Above the high altar is a large central painting of the heavenly liturgy mentioned in Revelations 5: the Adoration of the Mystical Lamb of God. To the right are images of the prophets that include John the Baptist, Noah holding the ark, David playing the harp, Melichisedech holding bread and wine, Moses holding the Ten Commandments, and the Three Magi with their gifts. The image of Msgr. M.M. Hoffmann, the pastor when the church was named a basilica, was added in 2000. To the left are images of saints that include the Blessed Virgin Mary, George with a spear, Lawrence with a gridiron, Stephen with stones, Joseph with a lily, Rose of Lima with a crown of roses, Peter with keys, Paul with sword, Henry the King, Boniface, Francis of Assisi, Francis Xavier, Catherine, and Cecilia playing the organ. An image of the Rev. George W. Heer, who was pastor of the parish when the original painting was done, was added during its restoration.

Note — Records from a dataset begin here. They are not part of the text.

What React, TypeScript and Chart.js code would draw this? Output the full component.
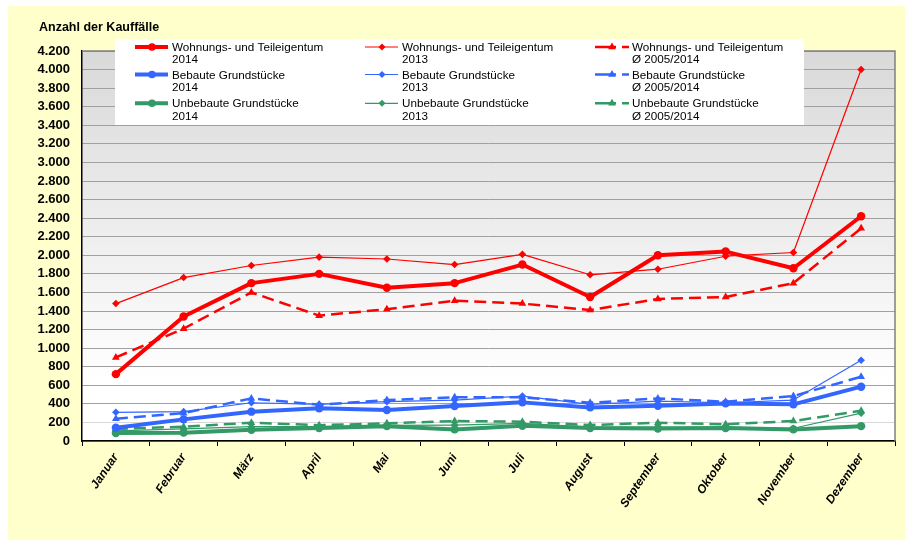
import React, { useEffect, useRef } from "react";
import { Chart, registerables } from "chart.js";

Chart.register(...registerables);

const months = ["Januar", "Februar", "März", "April", "Mai", "Juni", "Juli", "August", "September", "Oktober", "November", "Dezember"];

const wohnung2014 = [720, 1340, 1700, 1800, 1650, 1700, 1900, 1550, 2000, 2040, 1860, 2420];
const wohnung2013 = [1480, 1760, 1890, 1980, 1960, 1900, 2010, 1790, 1850, 1990, 2030, 4000];
const wohnungAvg = [900, 1210, 1600, 1350, 1420, 1510, 1480, 1410, 1530, 1550, 1700, 2290];
const bebaut2014 = [143, 233, 316, 352, 334, 377, 416, 362, 380, 405, 395, 585];
const bebaut2013 = [309, 316, 412, 395, 423, 441, 484, 395, 430, 412, 441, 870];
const bebautAvg = [240, 300, 459, 390, 441, 470, 470, 412, 459, 423, 484, 692];
const unbebaut2014 = [86, 90, 120, 140, 160, 125, 165, 140, 135, 140, 125, 160];
const unbebaut2013 = [110, 130, 154, 154, 169, 172, 190, 150, 150, 150, 137, 300];
const unbebautAvg = [130, 154, 197, 170, 190, 215, 208, 172, 197, 180, 215, 325];

const seriesNames = ["Wohnungs- und Teileigentum", "Bebaute Grundstücke", "Unbebaute Grundstücke"];
const periodNames = ["2014", "2013", "Ø 2005/2014"];
const titleText = "Anzahl der Kauffälle";
const yMax = 4200;
const yStep = 200;

const RED = "#FF0000";
const BLUE = "#3366FF";
const GREEN = "#339966";
const FONT = "'Liberation Sans', Arial, sans-serif";

const fmt = (v: number) => String(v).replace(/\B(?=(\d{3})+(?!\d))/g, ".");

function mk(label: string, data: number[], color: string, kind: number) {
  const base: any = {
    label,
    data,
    borderColor: color,
    backgroundColor: color,
    pointBackgroundColor: color,
    pointBorderColor: color,
    pointBorderWidth: 0,
    borderJoinStyle: "round",
    borderCapStyle: "round",
    tension: 0,
    fill: false,
  };
  if (kind === 0) {
    base.borderWidth = 4;
    base.pointStyle = "circle";
    base.pointRadius = 4.2;
  } else if (kind === 1) {
    base.borderWidth = 1.2;
    base.pointStyle = "rectRot";
    base.pointRadius = 3.8;
  } else {
    base.borderWidth = 2.5;
    base.borderDash = [12, 6];
    base.borderCapStyle = "butt";
    base.pointStyle = "triangle";
    base.pointRadius = 4.5;
  }
  base.kind = kind;
  return base;
}

function marker(ctx: CanvasRenderingContext2D, kind: number, x: number, y: number) {
  ctx.beginPath();
  if (kind === 0) {
    ctx.arc(x, y, 3.8, 0, Math.PI * 2);
  } else if (kind === 1) {
    const r = 3.5;
    ctx.moveTo(x, y - r);
    ctx.lineTo(x + r, y);
    ctx.lineTo(x, y + r);
    ctx.lineTo(x - r, y);
  } else {
    const r = 4.5;
    ctx.moveTo(x, y - r);
    ctx.lineTo(x + r * 0.866, y + r * 0.5);
    ctx.lineTo(x - r * 0.866, y + r * 0.5);
  }
  ctx.closePath();
  ctx.fill();
}

const decoPlugin = {
  id: "deco",
  beforeDraw(chart: any) {
    const { ctx, chartArea: a } = chart;
    const g = ctx.createLinearGradient(0, a.top, 0, a.bottom);
    g.addColorStop(0, "#D9D9D9");
    g.addColorStop(0.85, "#FFFFFF");
    g.addColorStop(1, "#FFFFFF");
    ctx.save();
    ctx.fillStyle = g;
    ctx.fillRect(a.left, a.top, a.right - a.left, a.bottom - a.top);
    ctx.restore();
  },
  afterDraw(chart: any) {
    const { ctx, chartArea: a } = chart;
    ctx.save();
    ctx.strokeStyle = "#808080";
    ctx.lineWidth = 1.5;
    ctx.beginPath();
    ctx.moveTo(a.left, a.top);
    ctx.lineTo(a.right, a.top);
    ctx.lineTo(a.right, a.bottom);
    ctx.stroke();

    ctx.fillStyle = "#000000";
    ctx.font = `bold 12.5px ${FONT}`;
    ctx.textAlign = "left";
    ctx.textBaseline = "alphabetic";
    ctx.fillText(titleText, 31, 25);

    ctx.fillStyle = "#FFFFFF";
    ctx.fillRect(107, 33, 689, 86);

    const colText = [164, 394, 624];
    const rowBase = [45, 72.5, 101.3];
    chart.data.datasets.forEach((ds: any, i: number) => {
      const col = Math.floor(i / 3);
      const row = i % 3;
      const tx = colText[col];
      const by = rowBase[row];
      const ly = by - 4;
      ctx.strokeStyle = ds.borderColor;
      ctx.fillStyle = ds.borderColor;
      ctx.lineWidth = ds.borderWidth;
      ctx.setLineDash([]);
      ctx.lineCap = "butt";
      ctx.beginPath();
      if (ds.kind === 2) {
        ctx.moveTo(tx - 37, ly);
        ctx.lineTo(tx - 16, ly);
        ctx.moveTo(tx - 10, ly);
        ctx.lineTo(tx - 3, ly);
      } else {
        ctx.moveTo(tx - 37, ly);
        ctx.lineTo(tx - 4, ly);
      }
      ctx.stroke();
      marker(ctx, ds.kind, tx - 20, ly);
      ctx.fillStyle = "#000000";
      ctx.font = `11.7px ${FONT}`;
      ctx.fillText(seriesNames[row], tx, by);
      ctx.fillText(periodNames[col], tx, by + 12.3);
    });
    ctx.restore();
  },
};

export default function App() {
  const ref = useRef<HTMLCanvasElement | null>(null);
  useEffect(() => {
    if (!ref.current) return;
    const datasets = [
      mk(`${seriesNames[0]} ${periodNames[0]}`, wohnung2014, RED, 0),
      mk(`${seriesNames[1]} ${periodNames[0]}`, bebaut2014, BLUE, 0),
      mk(`${seriesNames[2]} ${periodNames[0]}`, unbebaut2014, GREEN, 0),
      mk(`${seriesNames[0]} ${periodNames[1]}`, wohnung2013, RED, 1),
      mk(`${seriesNames[1]} ${periodNames[1]}`, bebaut2013, BLUE, 1),
      mk(`${seriesNames[2]} ${periodNames[1]}`, unbebaut2013, GREEN, 1),
      mk(`${seriesNames[0]} ${periodNames[2]}`, wohnungAvg, RED, 2),
      mk(`${seriesNames[1]} ${periodNames[2]}`, bebautAvg, BLUE, 2),
      mk(`${seriesNames[2]} ${periodNames[2]}`, unbebautAvg, GREEN, 2),
    ];
    const chart = new Chart(ref.current, {
      type: "line",
      data: { labels: months, datasets },
      plugins: [decoPlugin],
      options: {
        responsive: false,
        animation: false,
        devicePixelRatio: 1,
        layout: { padding: { top: 45, right: 10, left: 0, bottom: 0 } },
        plugins: { legend: { display: false }, title: { display: false }, tooltip: { enabled: false } },
        scales: {
          x: {
            type: "category",
            offset: true,
            grid: {
              display: true,
              offset: true,
              drawOnChartArea: false,
              drawTicks: true,
              tickLength: 5,
              color: "#000000",
              lineWidth: 1,
            },
            border: { display: true, color: "#000000", width: 1.5 },
            ticks: {
              autoSkip: false,
              maxRotation: 56,
              minRotation: 56,
              padding: 5,
              color: "#000000",
              font: { family: FONT, size: 12, weight: "bold", style: "italic" },
            },
            afterFit(scale: any) {
              scale.height = 99;
            },
          },
          y: {
            min: 0,
            max: yMax,
            ticks: {
              stepSize: yStep,
              autoSkip: false,
              padding: 12,
              color: "#000000",
              font: { family: FONT, size: 13, weight: "bold" },
              callback: (v: any) => fmt(Number(v)),
            },
            grid: {
              drawTicks: false,
              color: (c: any) => (c.tick && c.tick.value === 200 ? "#D8D8D8" : "#A0A0A0"),
              lineWidth: 1,
            },
            border: { display: true, color: "#000000", width: 1.5 },
            afterFit(scale: any) {
              scale.width = 74;
            },
          },
        },
      } as any,
    });
    return () => chart.destroy();
  }, []);
  return (
    <div style={{ position: "absolute", left: 8, top: 6, width: 897, height: 534, background: "#FFFFCC" }}>
      <canvas ref={ref} width={897} height={534} style={{ width: 897, height: 534, display: "block" }} />
    </div>
  );
}
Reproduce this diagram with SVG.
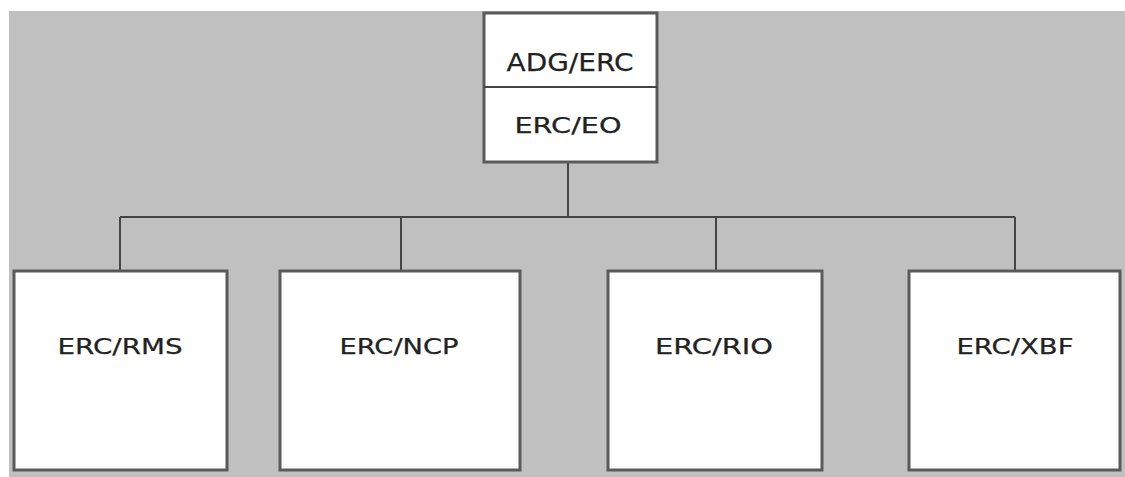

The Stations of the Cross that line side walls were installed in 1959. The plaster bas reliefs replaced the original set that dated from 1870, which had deteriorated.

The images on the center aisle were installed in 1998. It is the first floor of its kind in the United States to combine "epoxy based terrazzo, and computer generated water jet laser cutting for the brass molds." The symbols in the floor include the coats of arms of the Archdiocese of Dubuque, Pope Pius XII, the basilica, and the papal insignia of the tiara and keys.

In 1971 a new organ was installed in the church that replaced the basilica's original pipe organ, which dated from 1913. The 27-rank organ located in the rear gallery is a custom made instrument designed for the basilica by the Wicks Organ Company of Highland, Illinois. The organ was designed keeping in mind the size of the church and the acoustical qualities of the building. In 2019 the organ was rebuilt and expanded by the Reuter Organ Company, giving the organ a new facade of speaking pipes and adding the choir division that had been left out of the 1971 organ. Additionally due to damage from a lightning strike shortly after the 1971 organ was installed, the organ was experiencing issues with its electrical system. This electrical system was replaced with a fiber optic system which is much more resistant to electrical issues than the older organ.

Because one of the roles of the basilica is to serve as the pope's church in the event he would visit the area, the church features a special bell called a tintinnabulum, and an umbrella called an umbraculum.